[RECORDED DATA]
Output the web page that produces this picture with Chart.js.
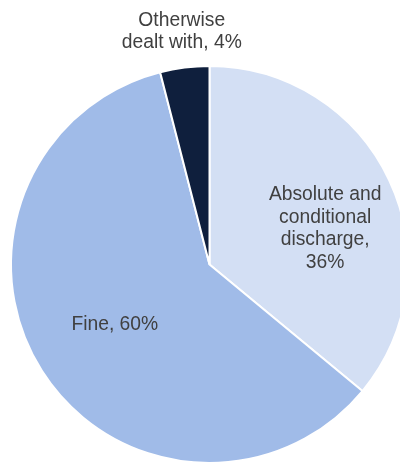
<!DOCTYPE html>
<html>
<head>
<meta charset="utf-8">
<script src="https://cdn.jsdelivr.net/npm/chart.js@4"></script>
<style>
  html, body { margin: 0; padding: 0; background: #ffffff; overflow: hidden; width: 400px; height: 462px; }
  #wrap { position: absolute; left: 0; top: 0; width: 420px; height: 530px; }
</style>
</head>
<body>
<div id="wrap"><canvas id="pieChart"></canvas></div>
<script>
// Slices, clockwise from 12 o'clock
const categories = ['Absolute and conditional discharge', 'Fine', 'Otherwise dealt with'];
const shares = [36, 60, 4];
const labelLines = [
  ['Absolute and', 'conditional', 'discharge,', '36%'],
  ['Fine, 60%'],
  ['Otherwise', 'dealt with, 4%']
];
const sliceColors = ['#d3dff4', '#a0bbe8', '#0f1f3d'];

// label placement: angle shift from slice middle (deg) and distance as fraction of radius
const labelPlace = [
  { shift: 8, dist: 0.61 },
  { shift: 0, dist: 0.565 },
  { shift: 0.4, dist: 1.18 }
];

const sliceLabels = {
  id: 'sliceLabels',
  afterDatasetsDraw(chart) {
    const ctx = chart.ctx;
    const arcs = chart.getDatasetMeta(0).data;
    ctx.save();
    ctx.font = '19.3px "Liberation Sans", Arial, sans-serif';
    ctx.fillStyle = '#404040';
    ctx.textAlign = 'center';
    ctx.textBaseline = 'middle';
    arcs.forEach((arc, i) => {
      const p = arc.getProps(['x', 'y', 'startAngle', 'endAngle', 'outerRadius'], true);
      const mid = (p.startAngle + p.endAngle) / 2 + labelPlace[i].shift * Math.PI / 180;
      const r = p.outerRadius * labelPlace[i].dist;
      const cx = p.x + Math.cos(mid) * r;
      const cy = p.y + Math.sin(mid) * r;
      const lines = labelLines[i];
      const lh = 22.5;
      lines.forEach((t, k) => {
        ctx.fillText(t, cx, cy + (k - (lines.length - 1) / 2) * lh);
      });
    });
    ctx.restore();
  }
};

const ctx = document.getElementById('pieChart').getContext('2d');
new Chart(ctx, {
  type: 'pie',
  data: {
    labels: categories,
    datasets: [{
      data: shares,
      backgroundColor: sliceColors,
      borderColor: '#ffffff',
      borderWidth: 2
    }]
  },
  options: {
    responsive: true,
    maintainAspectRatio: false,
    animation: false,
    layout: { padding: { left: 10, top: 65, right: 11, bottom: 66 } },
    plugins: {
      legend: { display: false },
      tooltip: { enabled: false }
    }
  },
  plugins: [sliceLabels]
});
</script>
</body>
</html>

[WHAT THIS TASK INVOLVES] Transcribe all the lines above exactly, apart from the pictures.

[ANSWER TO THE PROBLEM]
Output the web page that produces this picture with Chart.js.
<!DOCTYPE html>
<html>
<head>
<meta charset="utf-8">
<script src="https://cdn.jsdelivr.net/npm/chart.js@4"></script>
<style>
  html, body { margin: 0; padding: 0; background: #ffffff; overflow: hidden; width: 400px; height: 462px; }
  #wrap { position: absolute; left: 0; top: 0; width: 420px; height: 530px; }
</style>
</head>
<body>
<div id="wrap"><canvas id="pieChart"></canvas></div>
<script>
// Slices, clockwise from 12 o'clock
const categories = ['Absolute and conditional discharge', 'Fine', 'Otherwise dealt with'];
const shares = [36, 60, 4];
const labelLines = [
  ['Absolute and', 'conditional', 'discharge,', '36%'],
  ['Fine, 60%'],
  ['Otherwise', 'dealt with, 4%']
];
const sliceColors = ['#d3dff4', '#a0bbe8', '#0f1f3d'];

// label placement: angle shift from slice middle (deg) and distance as fraction of radius
const labelPlace = [
  { shift: 8, dist: 0.61 },
  { shift: 0, dist: 0.565 },
  { shift: 0.4, dist: 1.18 }
];

const sliceLabels = {
  id: 'sliceLabels',
  afterDatasetsDraw(chart) {
    const ctx = chart.ctx;
    const arcs = chart.getDatasetMeta(0).data;
    ctx.save();
    ctx.font = '19.3px "Liberation Sans", Arial, sans-serif';
    ctx.fillStyle = '#404040';
    ctx.textAlign = 'center';
    ctx.textBaseline = 'middle';
    arcs.forEach((arc, i) => {
      const p = arc.getProps(['x', 'y', 'startAngle', 'endAngle', 'outerRadius'], true);
      const mid = (p.startAngle + p.endAngle) / 2 + labelPlace[i].shift * Math.PI / 180;
      const r = p.outerRadius * labelPlace[i].dist;
      const cx = p.x + Math.cos(mid) * r;
      const cy = p.y + Math.sin(mid) * r;
      const lines = labelLines[i];
      const lh = 22.5;
      lines.forEach((t, k) => {
        ctx.fillText(t, cx, cy + (k - (lines.length - 1) / 2) * lh);
      });
    });
    ctx.restore();
  }
};

const ctx = document.getElementById('pieChart').getContext('2d');
new Chart(ctx, {
  type: 'pie',
  data: {
    labels: categories,
    datasets: [{
      data: shares,
      backgroundColor: sliceColors,
      borderColor: '#ffffff',
      borderWidth: 2
    }]
  },
  options: {
    responsive: true,
    maintainAspectRatio: false,
    animation: false,
    layout: { padding: { left: 10, top: 65, right: 11, bottom: 66 } },
    plugins: {
      legend: { display: false },
      tooltip: { enabled: false }
    }
  },
  plugins: [sliceLabels]
});
</script>
</body>
</html>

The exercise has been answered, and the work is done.